Now, as their set neared the end, it was finally time to share their big news with everyone, and it proved to be worth the prolonged wait. Lucas beamed as he said they would be touring as the main support act for Sevendust, with 10 Years also being on some of the shows. “…Has anyone been to the Hard Rock Café in Las Vegas?” he asked everyone, saying that was where they would be joining the tour, kicking things off in style, no doubt. He even noted that the lead song from their “Variables” EP, “Superposition”, would be making its way to radio airwaves, soon, so to call and request it. That wound up being a nice segue, because that was the song they had planned next, closing out their show with what became a sing along for a few moments, the audience chanting “I feel a war.” back at the band.

This was one of the best Serosia shows I’ve seen, and I think it’s safe to say they were riding high on that good news this night, renewing their hope in their career path, which translated into the live performance.

If you’ve seen Serosia before, you know all too well why they’ve gotten the opportunity to do some shows with Sevendust. If you haven’t, well, they are without question one of the most professional bands currently in the local Dallas/Fort Worth area music scene and they put on one of the most raw, organic rock shows a band can. Performance-wise they are topnotch, putting on a show that could rival many touring acts, while their music has radio friendly qualities, yet remains highly original, and there’s an excellent chance they’ll leave your mind blown.

Their dates with Sevendust are as follows: September 18th in Las Vegas, NV at the Hard Rock Live / September 19th in Salt Lake City, UT at In The Venue / September 20th in Billings, MT at Babcock Theatre / September 23rd in Ft. Collins, CO at Aggie Theatre / September 24th in Colorado Springs, CO at Black Sheep / September 25th in Cheyenne, WY at Atlas Theatre / October 1st in Kokomo, IN at Center Stage / October 2nd in Battle Creek, MI at Planet Rock / October 9th in Asheville, NC at Orange Peel / October 10th in Wilmington, NC at Ziggy’s By The Sea.
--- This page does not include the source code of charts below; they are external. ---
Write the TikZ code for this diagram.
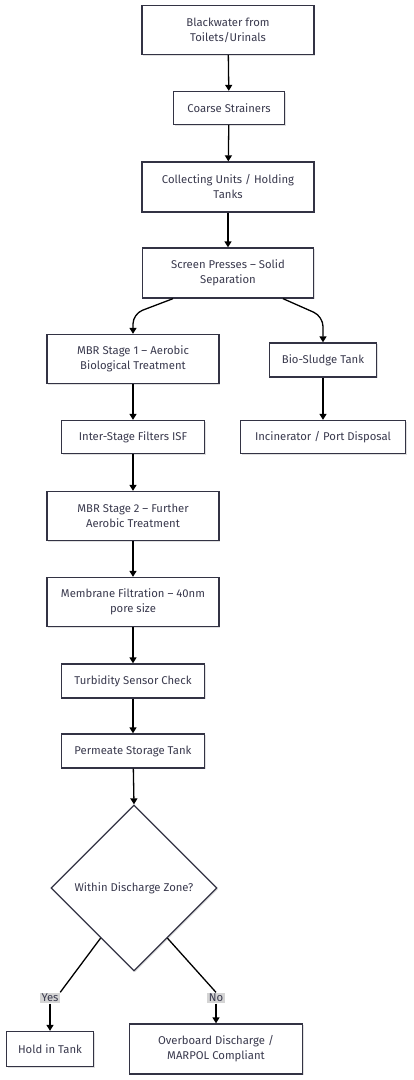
\documentclass[tikz,border=0pt]{standalone}
\usepackage{fontspec}
\setmainfont{Fira Sans}
\usetikzlibrary{calc,arrows.meta,shapes.geometric,shadows}

\definecolor{edgec}{HTML}{333344}
\definecolor{textc}{HTML}{3A3A4E}
\definecolor{lblc}{HTML}{D4D4D4}

\tikzset{
  procbox/.style={draw=edgec, line width=1.3pt, fill=white, text=textc,
    inner sep=0pt, align=center, font=\fontsize{11.3}{15}\selectfont,
    drop shadow={shadow xshift=1.2pt, shadow yshift=-1.2pt, fill=black!12, opacity=1}},
  decbox/.style={procbox, diamond, aspect=1},
  lbl/.style={fill=lblc, text=textc, inner sep=1.5pt, font=\fontsize{11.3}{12}\selectfont},
  arr/.style={-{Triangle[length=6pt,width=7pt]}, line width=1.3pt, black},
  ln/.style={line width=1.3pt, black}
}

\begin{document}
\begin{tikzpicture}[x=1pt,y=-1pt]
  \useasboundingbox (0,0) rectangle (413,1080);

  % main column
  \node[procbox, minimum width=172pt, minimum height=49pt] (bw)   at (228,30)  {Blackwater from\\Toilets/Urinals};
  \node[procbox, minimum width=111pt, minimum height=33pt] (cs)   at (229,108) {Coarse Strainers};
  \node[procbox, minimum width=172pt, minimum height=50pt] (cu)   at (228,187) {Collecting Units / Holding\\Tanks};
  \node[procbox, minimum width=171pt, minimum height=50pt] (sp)   at (228,273) {Screen Presses – Solid\\Separation};

  % treatment branch
  \node[procbox, minimum width=172pt, minimum height=49pt] (mbra) at (133,359) {MBR Stage 1 – Aerobic\\Biological Treatment};
  \node[procbox, minimum width=143pt, minimum height=33pt] (isf)  at (133,437) {Inter-Stage Filters ISF};
  \node[procbox, minimum width=172pt, minimum height=49pt] (mbrb) at (133,516) {MBR Stage 2 – Further\\Aerobic Treatment};
  \node[procbox, minimum width=172pt, minimum height=49pt] (mem)  at (133,602) {Membrane Filtration – 40nm\\pore size};
  \node[procbox, minimum width=143pt, minimum height=34pt] (turb) at (133,681) {Turbidity Sensor Check};
  \node[procbox, minimum width=143pt, minimum height=34pt] (perm) at (133,751) {Permeate Storage Tank};

  % sludge branch
  \node[procbox, minimum width=107pt, minimum height=34pt] (bio)  at (323,360) {Bio-Sludge Tank};
  \node[procbox, minimum width=165pt, minimum height=33pt] (inc)  at (323,437) {Incinerator / Port Disposal};

  % decision
  \node[decbox, minimum width=166pt, minimum height=166pt] (zone) at (134,888) {Within Discharge Zone?};
  \node[procbox, minimum width=87pt, minimum height=35pt]  (hold) at (50,1049)  {Hold in Tank};
  \node[procbox, minimum width=173pt, minimum height=50pt] (over) at (216,1049) {Overboard Discharge /\\MARPOL Compliant};

  \node[lbl] (yes) at (50,998)  {Yes};
  \node[lbl] (no)  at (216,998) {No};

  % connectors
  \draw[arr] (bw) -- (cs);
  \draw[arr] (cs) -- (cu);
  \draw[arr] (cu) -- (sp);
  \draw[arr, rounded corners=10pt] ($(sp.south)+(-55,0)$) -- ($(mbra.north)+(0,-20)$) -- (mbra.north);
  \draw[arr, rounded corners=10pt] ($(sp.south)+(55,0)$) -- ($(bio.north)+(0,-26)$) -- (bio.north);
  \draw[arr] (mbra) -- (isf);
  \draw[arr] (isf) -- (mbrb);
  \draw[arr] (mbrb) -- (mem);
  \draw[arr] (mem) -- (turb);
  \draw[arr] (turb) -- (perm);
  \draw[arr] (perm) -- (zone.north);
  \draw[arr] (bio) -- (inc);

  \draw[ln] ($(zone.west)!0.6!(zone.south)$) -- (yes.north east);
  \draw[arr] (yes.south) -- (hold.north);
  \draw[ln] ($(zone.east)!0.6!(zone.south)$) -- (no.north);
  \draw[arr] (no.south) -- (over.north);
\end{tikzpicture}
\end{document}
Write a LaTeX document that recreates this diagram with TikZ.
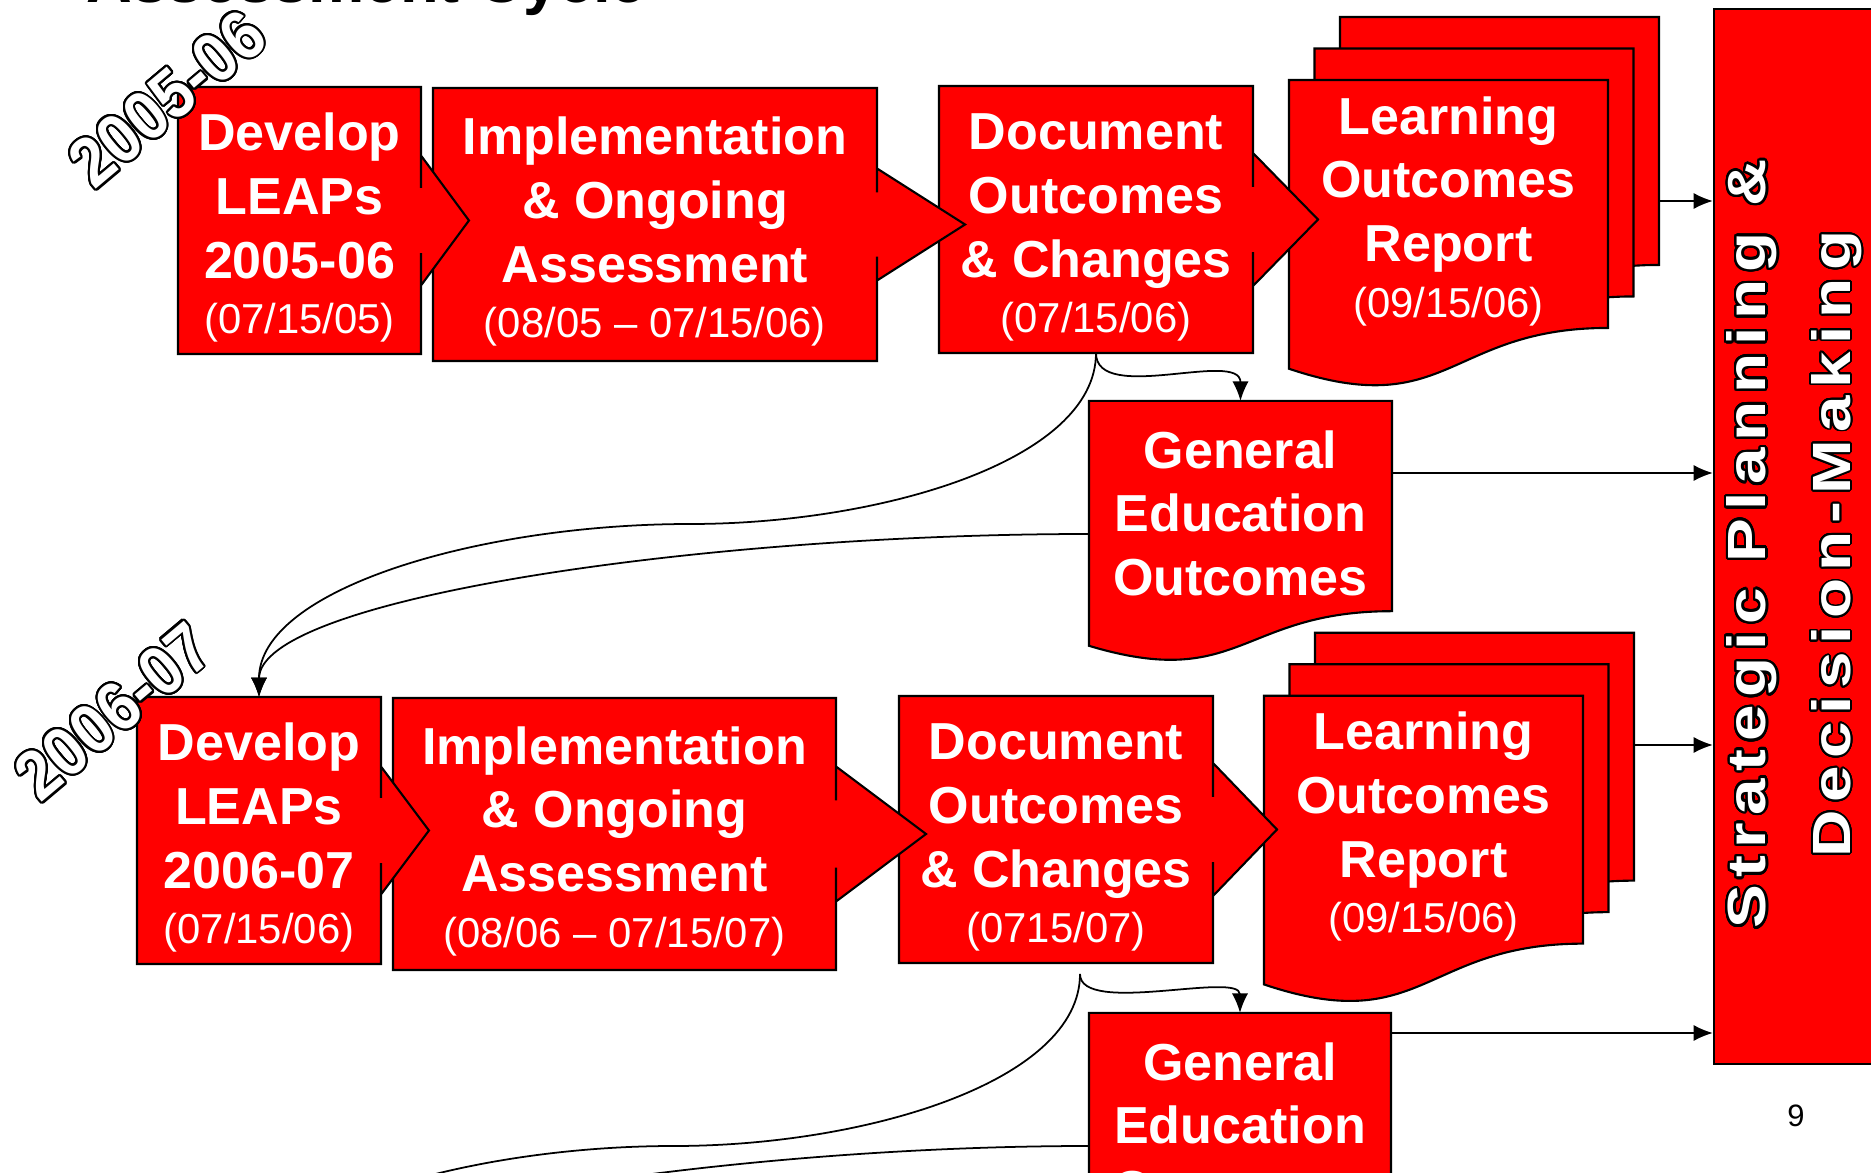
\documentclass[tikz,border=0pt]{standalone}
\usepackage{fontspec}
\setmainfont{Liberation Sans}
\newfontfamily\widefont{Liberation Sans}[FakeStretch=1.22,LetterSpace=14]
\usepackage{contour}
\contourlength{0.5pt}
\contournumber{32}
\usetikzlibrary{%
  arrows.meta,%
  calc,%
  backgrounds% shapes behind the texts
}
\definecolor{boxred}{RGB}{255,0,0}

\newcommand{\dateline}[1]{{\mdseries\fontsize{11.9pt}{18.1pt}\selectfont #1}}
\newcommand{\topgap}{\rule{0pt}{0.52cm}}

% box with arrow head on the right: node, head half, neck half, tip
\newcommand{\chevronbox}[4]{%
  \filldraw[boxline] (#1.north west) -- (#1.north east)
    -- ([yshift=#3]#1.east) -- ([yshift=#2]#1.east) -- ([xshift=#4]#1.east)
    -- ([yshift=-#2]#1.east) -- ([yshift=-#3]#1.east)
    -- (#1.south east) -- (#1.south west) -- cycle;}
% page with wavy bottom below the node
\newcommand{\wavepage}[1]{%
  \filldraw[boxline] let \p1=(#1.north west), \p2=(#1.south east), \n1={\y1-\y2} in
    (\p1) -- (\x2,\y1) -- (\p2)
    .. controls ({(\x1+\x2)/2},\y2) and ({(\x1+\x2)/2},{\y2-0.381*\n1}) ..
    (\x1,{\y2-0.1646*\n1}) -- cycle;}

\begin{document}
\begin{tikzpicture}
  [
  x=0.01cm, y=-0.01cm,
  line width=0.5pt, >={Latex[length=5.5pt,width=4.6pt]},
  boxline/.style={fill=boxred, draw=black, line width=0.6pt},
  stepbox/.style={rectangle, inner sep=0pt, align=center, text=white,
    font=\fontsize{14.8pt}{18.1pt}\selectfont\bfseries},
  page/.style={stepbox, minimum width=3.17cm, minimum height=2.46cm},
  yearmark/.style={inner sep=0pt, text=white,
    font=\fontsize{19.8pt}{22pt}\selectfont\bfseries,
    cm={0.689,0.579,-0.643,0.766,(0,0)}}
  ]
\useasboundingbox (0,0) rectangle (1871,1173);

% title, cut by the page
\node[anchor=base west, inner sep=0pt, font=\fontsize{18pt}{20pt}\selectfont\bfseries] (title) at (86,3) {Assessment Cycle};

% 2005-06
\node[stepbox, minimum width=2.41cm, minimum height=2.65cm] (dev1) at (299.5,220.5) {\topgap Develop\\LEAPs\\2005-06\\[-2.3pt]\dateline{(07/15/05)}};
\node[stepbox, minimum width=4.42cm, minimum height=2.71cm] (imp1) at (655,224.5) {\topgap Implementation\\\& Ongoing\\Assessment\\[-2.3pt]\dateline{(08/05 – 07/15/06)}};
\node[stepbox, minimum width=3.12cm, minimum height=2.65cm] (doc1) at (1096,219.5) {\topgap Document\\Outcomes\\\& Changes\\[-2.3pt]\dateline{(07/15/06)}};
\node[page] (lor1a) at (1448.5,204) {\topgap Learning\\Outcomes\\Report\\[-2.3pt]\dateline{(09/15/06)}};
\node[page] (lor1b) at (1474,172.5) {};
\node[page] (lor1c) at (1499.5,141) {};
\node[stepbox, minimum width=3.01cm, minimum height=2.085cm] (ge1) at (1240.5,506) {\topgap General\\Education\\Outcomes};

% 2006-07
\node[stepbox, minimum width=2.42cm, minimum height=2.65cm] (dev2) at (259,830.5) {\topgap Develop\\LEAPs\\2006-07\\[-2.3pt]\dateline{(07/15/06)}};
\node[stepbox, minimum width=4.41cm, minimum height=2.70cm] (imp2) at (614.5,834) {\topgap Implementation\\\& Ongoing\\Assessment\\[-2.3pt]\dateline{(08/06 – 07/15/07)}};
\node[stepbox, minimum width=3.12cm, minimum height=2.65cm] (doc2) at (1056,829.5) {\topgap Document\\Outcomes\\\& Changes\\[-2.3pt]\dateline{(0715/07)}};
\node[page] (lor2a) at (1423.5,819.7) {\topgap Learning\\Outcomes\\Report\\[-2.3pt]\dateline{(09/15/06)}};
\node[page] (lor2b) at (1449,788.2) {};
\node[page] (lor2c) at (1474.5,756.7) {};
\node[stepbox, minimum width=3.00cm, minimum height=2.085cm] (ge2) at (1240,1118) {\topgap General\\Education\\Outcomes};

\node[rectangle, inner sep=0pt, fill=boxred, draw=black, line width=0.6pt, minimum width=1.61cm, minimum height=10.55cm] (strat) at (1794.5,536.5) {};
\node[rotate=90, align=center, text=white, font=\widefont\fontsize{15.3pt}{24.1pt}\selectfont\bfseries] (stratlabel) at (1795,544) {\contourlength{0.7pt}\contour{black}{Strategic Planning \&}\\\contour{black}{Decision-Making}};

\node[yearmark] (yr1) at (168,99) {\contourlength{0.6pt}\contour{black}{2005-06}};
\node[yearmark] (yr2) at (114,712) {\contourlength{0.6pt}\contour{black}{2006-07}};

\node[font=\fontsize{8.8pt}{10pt}\selectfont] (pagenum) at (1796,1116) {9};

\begin{scope}[on background layer]
  \wavepage{lor1c} \wavepage{lor1b} \wavepage{lor1a}
  \chevronbox{doc1}{0.665cm}{0.325cm}{0.65cm}
  \chevronbox{imp1}{0.56cm}{0.32cm}{0.88cm}
  \chevronbox{dev1}{0.65cm}{0.325cm}{0.48cm}
  \wavepage{ge1}
  \wavepage{lor2c} \wavepage{lor2b} \wavepage{lor2a}
  \chevronbox{doc2}{0.665cm}{0.325cm}{0.64cm}
  \chevronbox{imp2}{0.675cm}{0.335cm}{0.9cm}
  \chevronbox{dev2}{0.64cm}{0.325cm}{0.48cm}
  \wavepage{ge2}
\end{scope}

% into the strategic box
\draw[->] (lor1c.east |- 0,201) -- (strat.west |- 0,201);
\draw[->] (ge1.east |- 0,473) -- (strat.west |- 0,473);
\draw[->] (lor2c.east |- 0,745) -- (strat.west |- 0,745);
\draw[->] (ge2.east |- 0,1033) -- (strat.west |- 0,1033);

% feedback to the next year
\coordinate (bend1) at (690,524);
\coordinate (doc2out) at (1080,974);
\coordinate (bend2) at (674,1146);
\coordinate (dev3) at (243,1320);

\draw[->] (doc1.south) .. controls +(0,52) and +(0,-52) .. (ge1.north);
\draw[->] (doc1.south) .. controls +(0,108) and +(190,0) .. (bend1) .. controls +(-210,0) and +(0,-108) .. (dev2.north);
\draw[->] (ge1.west |- 0,534) .. controls +(-390,0) and +(0,-98) .. (dev2.north);

\draw[->] (doc2out) .. controls +(0,42) and +(0,-42) .. (ge2.north);
\draw[->] (doc2out) .. controls +(0,108) and +(190,0) .. (bend2) .. controls +(-210,0) and +(0,-108) .. (dev3);
\draw[->] (ge2.west |- 0,1146) .. controls +(-390,0) and +(0,-98) .. (dev3);
\end{tikzpicture}
\end{document}
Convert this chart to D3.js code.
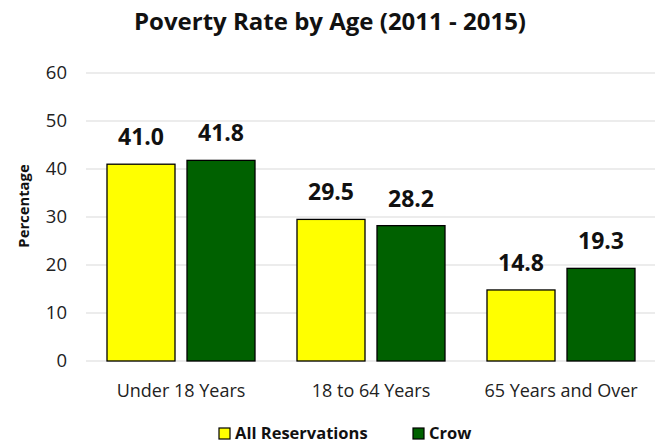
<!DOCTYPE html>
<html><head><meta charset="utf-8">
<script src="https://cdn.jsdelivr.net/npm/d3@7"></script>
<style>body{margin:0;background:#fff}svg{display:block}text{font-family:"Open Sans",sans-serif}</style>
</head><body><svg id="c" width="655" height="444"></svg>
<script>
const categories = ["Under 18 Years", "18 to 64 Years", "65 Years and Over"];
const seriesNames = ["All Reservations", "Crow"];
const allReservations = [41.0, 29.5, 14.8];
const crow = [41.8, 28.2, 19.3];
const yTicks = [0, 10, 20, 30, 40, 50, 60];
const colors = ["#ffff00", "#006100"];

const svg = d3.select("#c");
const m = {l: 86, r: 656, t: 73, b: 361};
const x0 = d3.scaleBand().domain(categories).range([m.l, m.r]).paddingInner(0.221).paddingOuter(0.1105);
const x1 = d3.scaleBand().domain(seriesNames).range([0, x0.bandwidth()]).paddingInner(0.15);
const y = d3.scaleLinear().domain([0, 60]).range([m.b, m.t]);

// grid
svg.append("g").selectAll("line").data(yTicks).join("line")
  .attr("x1", m.l).attr("x2", m.r).attr("y1", d => y(d)).attr("y2", d => y(d))
  .attr("stroke", "#d9d9d9").attr("stroke-width", 1);

// y axis labels
const yAxis = d3.axisLeft(y).tickValues(yTicks).tickSize(0).tickPadding(0);
const ga = svg.append("g").attr("transform", `translate(${m.l - 19},0)`).call(yAxis);
ga.select(".domain").remove();
ga.selectAll("text").attr("font-size", 18.5).attr("fill", "#222").attr("font-family", "'Open Sans',sans-serif");

// x axis labels
const xAxis = d3.axisBottom(x0).tickSize(0).tickPadding(0);
const gx = svg.append("g").attr("transform", `translate(0,${m.b})`).call(xAxis);
gx.select(".domain").remove();
gx.selectAll("text").attr("y", 36).attr("dy", null).attr("font-size", 18).attr("fill", "#222").attr("font-family", "'Open Sans',sans-serif");

const data = categories.map((c, i) => ({c, vals: [allReservations[i], crow[i]]}));
const groups = svg.append("g").selectAll("g").data(data).join("g")
  .attr("transform", d => `translate(${x0(d.c)},0)`);
groups.selectAll("rect").data(d => d.vals.map((v, j) => ({k: seriesNames[j], v, j}))).join("rect")
  .attr("x", d => x1(d.k)).attr("width", x1.bandwidth())
  .attr("y", d => y(d.v)).attr("height", d => y(0) - y(d.v))
  .attr("fill", d => colors[d.j]).attr("stroke", "#000").attr("stroke-width", 1.3);
groups.selectAll("text").data(d => d.vals.map((v, j) => ({k: seriesNames[j], v, j}))).join("text")
  .attr("x", d => x1(d.k) + x1.bandwidth() / 2).attr("y", d => y(d.v) - 19)
  .attr("text-anchor", "middle").attr("font-size", 23).attr("font-weight", "bold").attr("fill", "#111")
  .text(d => d.v.toFixed(1));

// title
svg.append("text").attr("x", 330).attr("y", 30).attr("text-anchor", "middle")
  .attr("font-size", 24).attr("font-weight", "bold").attr("fill", "#111")
  .text("Poverty Rate by Age (2011 - 2015)");

// y title
svg.append("text").attr("transform", "translate(29,206) rotate(-90)").attr("text-anchor", "middle")
  .attr("font-size", 14.8).attr("font-weight", "bold").attr("fill", "#111").text("Percentage");

// legend
const legX = [219, 413];
const lg = svg.append("g").selectAll("g").data(seriesNames).join("g")
  .attr("transform", (d, i) => `translate(${legX[i]},428)`);
lg.append("rect").attr("width", 11).attr("height", 11).attr("fill", (d, i) => colors[i]).attr("stroke", "#000").attr("stroke-width", 1.2);
lg.append("text").attr("x", 16).attr("y", 10.5).attr("font-size", 16.5).attr("font-weight", "bold").attr("fill", "#111").text(d => d);
</script></body></html>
If one of those cities is near you, don’t pass up the chance to see them. Also, between iTUNES and their store on REVERBNATION, you can purchase all of their releases.

There was one final band left this night, but a little while after Serosia finished I decided to leave, before the tiredness I was experiencing got worse.

It was another fantastic Deep Friday, though, and be sure to mark your calendars for the next one, on Friday, September 6th. If you buy tickets in advance you can get into five venues for only five bucks, otherwise it’s ten at the door, but you still get into all the clubs.